Rather an appropriate crossword for a Flying Tortoise to produce (though I hope his shell survived the fall) and how enjoyable. We were surprised by the small grid and, after speedy confirmation that Flying Tortoise retains his membership of the Listener Drinkie Club, (‘Ship 7 innkeeper’s bottles (3)’ where 7 gave us ROBOT, which, of course, bottles an OBO, a ship; then ‘Fear coin’s lost for Jean’s drink trip (8, two words)’ giving us FEAR COIN* = CAFe NOIR) we raced through a speedy solve of the clues.
Some unusual words there; LENITES for ‘softens’, GROSSART for a Scottish gooseberry, WOLOF for African people, that unusual spelling of TATU. However, the extra words did sometimes stand out and we teased out a message ‘CUT OUT PRINTED L AND S, HALVE GRID VERTICALLY, PLACE R(ight) HALF ABOVE, SLIDE STRIPS OF THREE ROWS, HIGHLIGHT SITE.’
There was some head scratching now and the other Numpty disappeared to make supper whilst I cut my grid into two and pondered about how I was going to ‘slide strips of three rows’ and use that L and S, since the preamble told us that we were going to be ‘converting the filled grid using all cells’.

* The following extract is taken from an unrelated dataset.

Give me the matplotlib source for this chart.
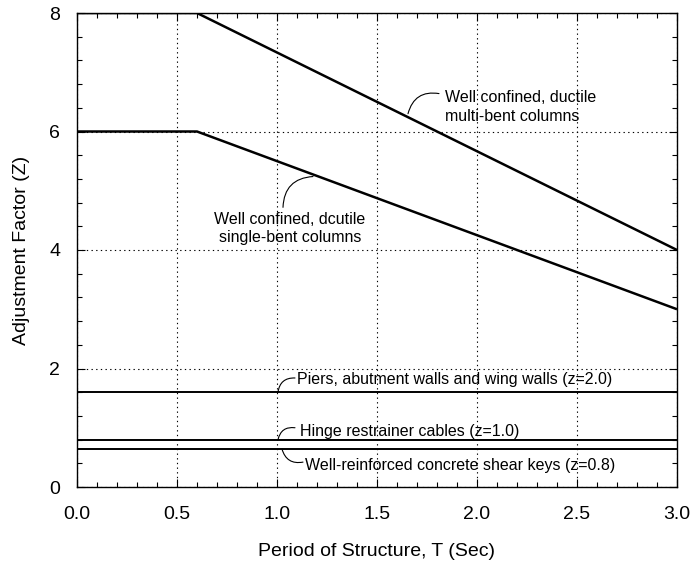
import matplotlib
matplotlib.use("Agg")
import matplotlib.pyplot as plt
from matplotlib.ticker import MultipleLocator

plt.rcParams['font.family'] = ['Liberation Sans', 'DejaVu Sans']

# Ductile column curves: (period, Z) break points
period_knee = [0.0, 0.6, 3.0]
z_multi_bent = [8.0, 8.0, 4.0]
z_single_bent = [6.0, 6.0, 3.0]

# Constant-level elements: nominal z values and the scale used for the drawn level
element_names = ["Piers, abutment walls and wing walls",
                 "Hinge restrainer cables",
                 "Well-reinforced concrete shear keys"]
z_nominal = [2.0, 1.0, 0.8]
level_scale = 0.8

x_ticks = [0.0, 0.5, 1.0, 1.5, 2.0, 2.5, 3.0]
y_ticks = [0, 2, 4, 6, 8]

fig = plt.figure(figsize=(6.92, 5.68), dpi=100)
ax = fig.add_axes([77 / 692, 1 - 487 / 568, 600 / 692, 474 / 568])

ax.set_xlim(0, 3.0)
ax.set_ylim(0, 8)
ax.set_xticks(x_ticks)
ax.set_xticklabels([f"{v:.1f}" for v in x_ticks])
ax.set_yticks(y_ticks)
ax.xaxis.set_minor_locator(MultipleLocator(0.1))
ax.yaxis.set_minor_locator(MultipleLocator(0.4))
ax.tick_params(which='both', direction='in', top=True, right=True, width=0.8)
ax.tick_params(which='major', length=6, labelsize=14)
ax.tick_params(axis='x', which='major', pad=14)
ax.tick_params(axis='y', which='major', pad=12)
ax.tick_params(which='minor', length=3.5)
for s in ax.spines.values():
    s.set_linewidth(1.0)

ax.grid(True, which='major', color='black', linestyle=(0, (1.2, 3.0)), linewidth=0.8)

ax.plot(period_knee, z_multi_bent, color='black', lw=1.8, solid_capstyle='butt', zorder=3)
ax.plot(period_knee, z_single_bent, color='black', lw=1.8, solid_capstyle='butt', zorder=3)

for z in z_nominal:
    ax.axhline(z * level_scale, color='black', lw=1.4, zorder=3)

ax.set_xlabel("Period of Structure, T (Sec)", fontsize=14, labelpad=14)
ax.set_ylabel("Adjustment Factor (Z)", fontsize=14, labelpad=14)

ann_fs = 11.5
lead = dict(arrowstyle='-', color='black', lw=0.8, shrinkA=0, shrinkB=0)

ax.text(1.84, 6.42, "Well confined, ductile\nmulti-bent columns",
        ha='left', va='center', fontsize=ann_fs, linespacing=1.35)
ax.annotate("", xy=(1.655, 6.30), xytext=(1.81, 6.64),
            arrowprops=dict(lead, connectionstyle='arc3,rad=0.45'))

ax.text(1.065, 4.36, "Well confined, dcutile\nsingle-bent columns",
        ha='center', va='center', fontsize=ann_fs, linespacing=1.2)
ax.annotate("", xy=(1.18, 5.24), xytext=(1.03, 4.72),
            arrowprops=dict(lead, connectionstyle='arc3,rad=-0.45'))

text_pos = [(1.10, 1.82), (1.115, 0.93), (1.14, 0.36)]
leader_start = [(1.09, 1.84), (1.09, 1.00), (1.13, 0.42)]
leader_end = [(1.005, 1.6), (1.005, 0.8), (1.025, 0.64)]
leader_rad = [0.45, 0.45, -0.45]
for name, z, tp, st, en, rad in zip(element_names, z_nominal, text_pos,
                                    leader_start, leader_end, leader_rad):
    ax.text(tp[0], tp[1], f"{name} (z={z:.1f})", ha='left', va='center',
            fontsize=ann_fs)
    ax.annotate("", xy=en, xytext=st,
                arrowprops=dict(lead, connectionstyle=f'arc3,rad={rad}'))

fig.savefig("out.png", dpi=100)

I should have poured that G and T and made the supper and left the other, scientific Numpty pondering, as the moment I showed him the vertically divided grid, he said ‘It’s the LEANING TOWER OF PISA’ – and of course it was, with Galileo somewhere up there (according to the possibly apocryphal story) and dropping a large and a small sphere to see whether one or the other reached the ground first.
Of course they hit the ground (or one of the hordes of tourists) simultaneously.
So I chopped up my grid and produced a fairly convincing Leaning Tower of Pisa, highlighted, with the L and S ‘spheres’ falling together and a brief description of the experiment’s result and I was left with just one small quandary.
Galileo’s initial was G and his experiment was into g (acceleration due to gravity). We’ve been here before when lots of competitive solvers spoiled their ‘all
correct’ Listener solving runs by putting an upper case B on KOHb. Well, I suppose a capital G (the constant of gravitation) is ‘rather apposite’. I hope so.
To complement my rather rueful interpretation of this maiden flight, I am including the quirky and highly entertaining interpretation of the experiment that came to me from a fellow solver and setter.
I love puzzles which are pictorial. This was a beautiful example. Many thanks Flying Tortoise.